Click on the image below to open a sample form.

Gift deeds are one of the quickest and most simple tools available to Indian trust landowners to consolidate their lands and prevent further fractionation of their interests. (Land sales and exchanges, discussed in the previous section, are also good ways to consolidate and protect Indian trust lands.) Unlike writing a will, an attorney is not required to process the Application for Gift Deed of Indian Land, making it a viable option for those who do not have immediate access to legal services. It should be noted, however, that a will is always the best way to make sure land and assets are distributed in the manner that the individual chooses.

A gift deed (sometimes called a gift conveyance) provides a way for transferring land between individual Indians or between individual Indians and the tribe. This can be done through:

  • A gift deed, which transfers the title of property during the lifetime of the donor, or;
  • Through a gift conveyance with life estates retained, which means that the grantor can maintain land use, benefits and income from all or a portion the land until they die.

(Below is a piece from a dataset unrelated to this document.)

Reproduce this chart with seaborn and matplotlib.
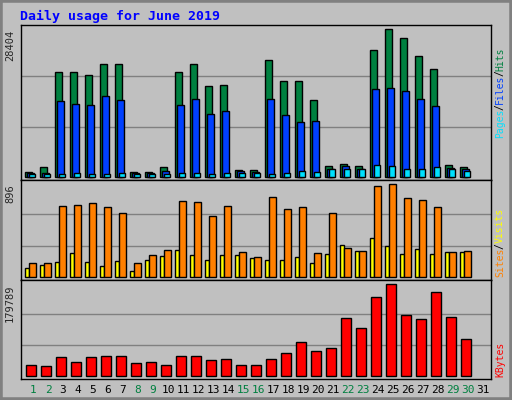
import matplotlib
matplotlib.use("Agg")
import matplotlib.pyplot as plt
import seaborn as sns
import numpy as np

sns.set_style("white")
plt.rcParams['font.family'] = ['DejaVu Sans Mono', 'DejaVu Sans']

days = list(range(1, 32))
hits = [835,1800,20110,20110,19530,21650,21650,835,835,1800,20110,21650,17415,17600,1220,1220,22430,18380,18380,14720,1990,2380,1990,24350,28404,26670,23200,20690,2185,1800,0]
files = [640,640,14520,13945,13750,15490,14720,640,640,1030,13750,14910,12020,12600,1030,835,14910,11825,10475,10670,1415,1990,1415,16840,17030,16450,14910,13560,1605,1415,0]
pages = [450,450,450,640,450,450,640,450,450,450,640,640,450,640,640,640,450,640,1030,835,1415,1415,1415,2185,1990,1415,1415,1800,1415,1030,0]
sites = [129,129,683,693,712,673,615,129,207,255,731,721,585,683,236,188,770,653,673,226,615,275,246,877,896,760,741,673,236,246,0]
visits = [81,110,139,226,139,100,149,52,158,197,255,207,158,207,207,178,158,158,188,129,217,304,246,372,294,217,265,217,236,236,0]
kbytes = [20340,18370,36090,26250,36090,38060,38060,24280,26250,20340,38060,38060,30180,32150,20340,20340,32150,43960,65620,47900,53810,112870,93180,154210,179789,118780,110900,164050,114840,71530,0]
weekend = {1,2,8,9,15,16,22,23,29,30}

W, H = 512, 400
fig = plt.figure(figsize=(W/100, H/100), dpi=100, facecolor="#C0C0C0")
fig.patches.append(plt.Rectangle((0,0),1,1,transform=fig.transFigure,fill=False,edgecolor="#808080",lw=4))

def axpix(x0, y0, x1, y1):
    return fig.add_axes([x0/W, 1-y1/H, (x1-x0)/W, (y1-y0)/H])

d = np.array(days, dtype=float)
n = 30
xl = (0.18, 31.53)
CH = 5.6  # px per char

def style(ax, ymax, lo, hi, y_bottom_px, label_parts):
    ax.set_facecolor("#C0C0C0")
    ax.set_xlim(*xl)
    ax.set_ylim(lo, hi)
    for f in (0.335, 0.68):
        ax.axhline(ymax*f, color="#808080", lw=1, zorder=0)
    ax.set_xticks([]); ax.set_yticks([])
    for s in ax.spines.values():
        s.set_color("black"); s.set_linewidth(1)
    ax.text(-0.012, 1-(4.3/(ax.get_position().height*H)), str(ymax), transform=ax.transAxes,
            rotation=90, ha="right", va="top", fontsize=7.5)
    y = y_bottom_px
    for txt, col in label_parts:
        fig.text(495/W, 1-y/H, txt, rotation=90, ha="left", va="bottom",
                 fontsize=7, color=col)
        y -= len(txt)*CH

ax1 = axpix(20.7, 25, 491, 180)
ax1.bar(d[:n]-0.53, hits[:n], width=0.47, align="edge", color="#008040", edgecolor="black", lw=1)
ax1.bar(d[:n]-0.40, files[:n], width=0.47, align="edge", color="#0040FF", edgecolor="black", lw=1)
ax1.bar(d[:n]-0.27, pages[:n], width=0.40, align="edge", color="#00E0FF", edgecolor="black", lw=1)
style(ax1, 28404, -636, 29233, 138, [("Pages", "#00E0FF"), ("/", "black"), ("Files", "#0040FF"), ("/", "black"), ("Hits", "#008040")])

ax2 = axpix(20.7, 180, 491, 280)
ax2.bar(d[:n]-0.51, visits[:n], width=0.27, align="edge", color="#FFFF00", edgecolor="black", lw=1)
ax2.bar(d[:n]-0.25, sites[:n], width=0.47, align="edge", color="#FF8000", edgecolor="black", lw=1)
style(ax2, 896, -32, 938, 277, [("Sites", "#FF8000"), ("/", "black"), ("Visits", "#FFFF00")])

ax3 = axpix(20.7, 280, 491, 379)
ax3.bar(d[:n]-0.45, kbytes[:n], width=0.67, align="edge", color="#FF0000", edgecolor="black", lw=1)
style(ax3, 179789, -6491, 188247, 377, [("KBytes", "#FF0000")])
ax3.set_xticks(days)
ax3.set_xticklabels([str(x) for x in days], fontsize=8)
ax3.tick_params(axis="x", length=0, pad=4)
for lab, dd in zip(ax3.get_xticklabels(), days):
    lab.set_color("#008040" if dd in weekend else "black")

fig.text(20/W, 1-16/H, "Daily usage for June 2019", color="#0000FF", fontsize=9.5,
         fontweight="bold", va="center", ha="left")

fig.savefig("out.png", dpi=100, facecolor=fig.get_facecolor())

A gift deed or gift conveyance with life estates keeps lands from being further divided, keeps lands out of the probate process, and allows the landowner to make sure that the land will be passed on without having to specifically include it in a will. Currently regulations do allow for gift deeding trust lands to a non- Indian. However, the trust status of the land cannot be terminated for a period of five years after the secretaryof the interior approves the conveyance.

Steps in the Process
When a gift deed application is first submitted, either to the tribal or BIA realty office, it must be signed by the grantor in front of a witness and/or notary and include the Cobell Notice and Waiver and Confirmation of Consultation (which are also required for a land sale). Supporting documents, such as legal land description, survey or plat map, Title Status Report (TSR), Individual Trust Interest Report (ITI), and an appraisal, are also required to process the application. It should also be noted that, as in a land sale, majority consent is required from the co-owners of the allotment to gift deed one’s shares to someone who is not a co-owner.

Once the application is complete, including the supporting documents, a deed showing the transfer of ownership is prepared and the application is sent to the BIA superintendent for approval. If approved, the application is then routed to the Land Titles and Records Office for recording.

Length of Time
Similar to a land sale, the gift deed process can take anywhere from one to eight months or more, depending on the complexity of the application and procedural differences that vary from region to region.